The real question is not what we can hold on to when we die, but how does the awareness of eventual death transform our lives while we live?
“What can I take with me when I die?” has less to do with what I will enjoy in heaven (like the knight who is buried with his favorite horse) than it does with “How should that side of Glory effect the way I live on this side of Glory?”
It’s all about relationships. That’s why we were created; that’s what follows us to heaven—relationships with those we love, relationships with those who need God’s love and relationships with our God who is love. Heaven actually begins on earth if we focus our time and energy toward the truth that thoughts of eternity seek to teach us. And yet, many of us fail to learn the lesson.
When thinking of eternity, the questions should come:
Am I focusing my time, money and energy on loving people, seeking their salvation and loving God?

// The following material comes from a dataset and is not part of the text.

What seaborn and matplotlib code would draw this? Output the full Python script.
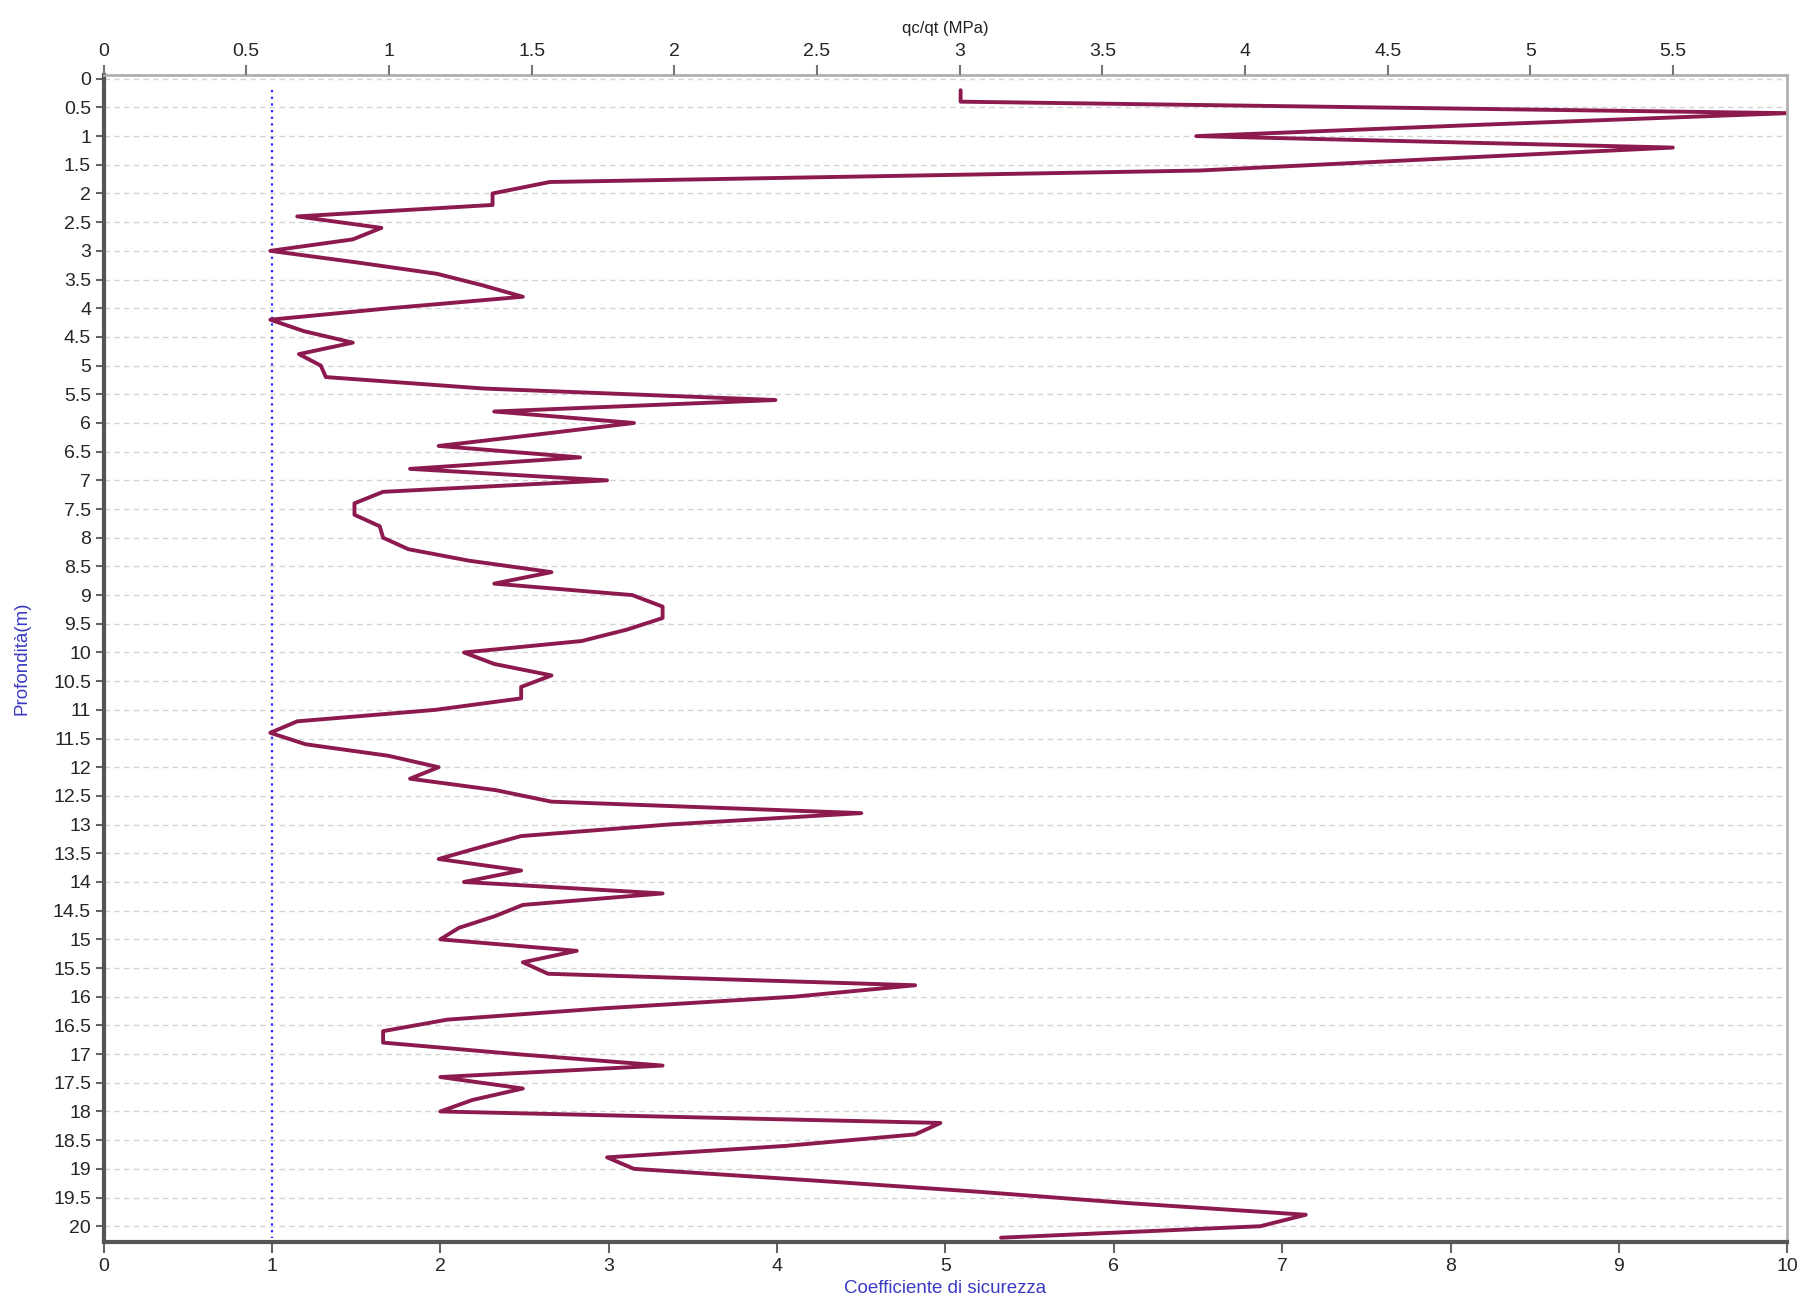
import numpy as np
import pandas as pd
import matplotlib
matplotlib.use("Agg")
import matplotlib.pyplot as plt
import seaborn as sns

# ---- data ----
depth = [0.2, 0.4, 0.6, 0.8, 1.0, 1.2, 1.4, 1.6, 1.8, 2.0, 2.2, 2.4, 2.6, 2.8, 3.0,
         3.2, 3.4, 3.6, 3.8, 4.0, 4.2, 4.4, 4.6, 4.8, 5.0, 5.2, 5.4, 5.6, 5.8, 6.0,
         6.2, 6.4, 6.6, 6.8, 7.0, 7.2, 7.4, 7.6, 7.8, 8.0, 8.2, 8.4, 8.6, 8.8, 9.0,
         9.2, 9.4, 9.6, 9.8, 10.0, 10.2, 10.4, 10.6, 10.8, 11.0, 11.2, 11.4, 11.6, 11.8, 12.0,
         12.2, 12.4, 12.6, 12.8, 13.0, 13.2, 13.4, 13.6, 13.8, 14.0, 14.2, 14.4, 14.6, 14.8, 15.0,
         15.2, 15.4, 15.6, 15.8, 16.0, 16.2, 16.4, 16.6, 16.8, 17.0, 17.2, 17.4, 17.6, 17.8, 18.0,
         18.2, 18.4, 18.6, 18.8, 19.0, 19.2, 19.4, 19.6, 19.8, 20.0, 20.2]
safety = [5.09, 5.09, 10.0, 8.2, 6.49, 9.32, 7.9, 6.51, 2.65, 2.31, 2.31, 1.15, 1.65, 1.48, 0.99,
          1.5, 1.98, 2.25, 2.49, 1.70, 0.99, 1.19, 1.48, 1.16, 1.29, 1.32, 2.26, 3.99, 2.32, 3.15,
          2.58, 1.99, 2.83, 1.82, 2.99, 1.66, 1.49, 1.49, 1.64, 1.66, 1.81, 2.17, 2.66, 2.32, 3.14,
          3.32, 3.32, 3.11, 2.84, 2.14, 2.32, 2.66, 2.48, 2.48, 1.97, 1.15, 0.99, 1.20, 1.69, 1.99,
          1.82, 2.33, 2.66, 4.50, 3.35, 2.48, 2.23, 1.99, 2.48, 2.14, 3.32, 2.49, 2.32, 2.11, 2.00,
          2.81, 2.49, 2.64, 4.82, 4.10, 2.98, 2.04, 1.66, 1.66, 2.45, 3.32, 2.00, 2.49, 2.19, 2.00,
          4.97, 4.82, 4.05, 2.99, 3.15, 4.20, 5.20, 6.10, 7.14, 6.87, 5.33]
limit_x = [1.0, 1.0]
limit_depth = [0.2, 20.2]

y_ticks = [i * 0.5 for i in range(41)]
y_labels = [("%g" % v) for v in y_ticks]
bottom_ticks = list(range(0, 11))
top_ticks = [i * 0.5 for i in range(12)]
top_labels = [("%g" % v) for v in top_ticks]

df = pd.DataFrame({"depth": depth, "safety": safety})
lim = pd.DataFrame({"depth": limit_depth, "x": limit_x})

sns.set_style("white")
plt.rcParams["font.family"] = ["Liberation Sans", "DejaVu Sans"]

fig = plt.figure(figsize=(18.05, 13.02), dpi=100)
ax = fig.add_axes([0.0574, 0.0463, 0.9328, 0.8961])

LINE = "#8c1a4f"
BLUE = "#3a3ac4"

sns.lineplot(data=lim, x="x", y="depth", sort=False, estimator=None, ax=ax,
             color="#2a2aff", linestyle=(0, (1, 2)), linewidth=1.6)
sns.lineplot(data=df, x="safety", y="depth", sort=False, estimator=None, ax=ax,
             color=LINE, linewidth=2.8)

ax.set_xlim(0, 10)
ax.set_ylim(20.27, -0.065)
ax.set_yticks(y_ticks)
ax.set_yticklabels(y_labels)
ax.set_xticks(bottom_ticks)
ax.set_xticklabels([str(t) for t in bottom_ticks])
for yv in y_ticks:
    ax.axhline(yv, color="#d4d4d4", linestyle=(0, (4, 3)), linewidth=1.0, zorder=0)

ax.set_xlabel("Coefficiente di sicurezza", color=BLUE, fontsize=13.5, labelpad=3)
ax.set_ylabel("Profondità(m)", color=BLUE, fontsize=13.5, labelpad=16)

ax.tick_params(axis="y", direction="out", length=6, width=1.5, color="#666666",
               labelsize=14, pad=3, left=True)
ax.tick_params(axis="x", direction="out", length=8, width=1.5, color="#666666",
               labelsize=14, pad=4, bottom=True)

for side in ["left", "bottom"]:
    ax.spines[side].set_color("#555555")
    ax.spines[side].set_linewidth(3.0)
for side in ["top", "right"]:
    ax.spines[side].set_color("#b0b0b0")
    ax.spines[side].set_linewidth(2.0)

top = ax.twiny()
top.set_xlim(0, 5.9)
top.set_xticks(top_ticks)
top.set_xticklabels(top_labels)
top.tick_params(axis="x", direction="out", length=7, width=1.5, color="#777777",
                labelsize=14, pad=4, top=True)
top.set_xlabel("qc/qt (MPa)", fontsize=12, color="#222222", labelpad=7)
for s in top.spines.values():
    s.set_visible(False)

fig.savefig("out.png", dpi=100)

Or am I settling for shallow, temporal things instead?
Is there an area of my life where I can withdraw time and energy from my TSA (Transient, Shallow Account), and place it within my NEDA (Never-Ending, Deep Account)?
Such transfer of personal value may require life change: more time and energy with each patient, more with family, more with Christ followers, more with those who suffer, more with those who do not know our Lord, more in personal devotion—and less time, less energy devoted to personal pleasures and self-fulfillment. Such a transfer will move that which we value from a savings account to a checking account.
Oswald Chambers said, “The characteristic of the Son of God is not self-realization, but self-expenditure.”
It is not an easy transfer, but it is our chance to work out our salvation with fear and trembling (Philippians 2:12)—work out that which He has placed within us through His power, not ours. It is our chance to take up his cross and follow (Mark 8:34), our chance to let the truth of heaven infect our lives today.
Let the truth of your cross and the truth of eternity change the way I relate to people tomorrow.